Los Fabelman como disección del final de la relación que articula la vida en familia es propia más del niño creador que del autor maduro que realmente es Spielberg. Es ahí donde nos encontramos ante una película ñoña y ensimismada, la mirada de un autor al que solo le importa que sus padres se separaran, abstrayendo la historia de cualquier contexto social y político. La casa y el instituto del protagonista parecen existir solo en la imaginación de Spielberg. Es como si no ocurriera nada fuera. Ni en las calles, ni en las noticias. Es una película que podría ambientarse en cualquier época y sería la misma, y eso dice poco de la capacidad de observación y de análisis del autor para enriquecer su historia.

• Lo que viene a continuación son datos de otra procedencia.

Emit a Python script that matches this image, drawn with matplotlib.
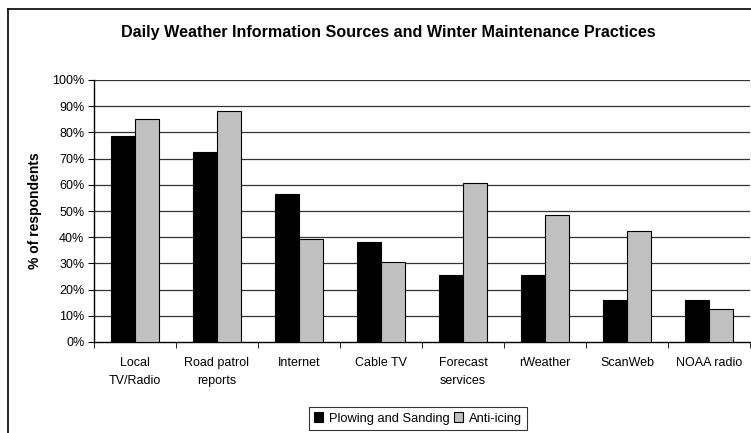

A la película de Spielberg también le perjudica coincidir casi en el tiempo con Armageddon Time, el filme donde James Gray mira a su infancia para hablar del momento exacto donde fue consciente de su privilegio. Mientras que en Gray la emocionante mirada a la familia queda engrandecida por lo social y político, mostrando que las relaciones personales están atravesadas por todo ello; Spielberg cuenta su historia convencido de lo contrario, una mirada infantil y naif.
Es por eso que Los Fabelman termina sintiéndose como una película desequilibrada, llena de momentos de una belleza apabullante, como ese niño que ve el haz de luz de la proyección en sus manos o el baile de la madre iluminada con los faros del coche. Algunos que dejan clara la maestría y la inteligencia de Spielberg, como cuando el protagonista se imagina rodando la discusión que tiene su familia y lo ve reflejado en un espejo. Es ahí donde la película adquiere fuerza y donde apunta a un tema que se aborda en una de las mejores escenas del filme, cuando el tío lejano —increíble Judd Hirsch que en ocho minutos consigue emocionar y que por ellos ha logrado una merecida nominación al Oscar—, en la intimidad de la habitación, le dice al adolescente que sabe que para él lo más importante es el cine. No es su familia. Ni siquiera la vida real, sino contar historias, y que eso le destrozará. Una frase lapidaria y que, de alguna forma, define el principal problema de la película.
Como Spielberg se sabe todos los trucos, termina, además, su película con una escena para el recuerdo. Un encuentro del protagonista con un cineasta mítico que se encarna en la pantalla gracias a un cameo que conviene mantener en secreto para que el espectador salga de la pantalla con la emoción de descubrirlo. Los Fabelman es una película hermosa donde uno observa los mejores momentos del director, pero de la que se esperaba más profundidad al tratarse de la obra más personal de uno de los autores más importantes de la historia del cine moderno.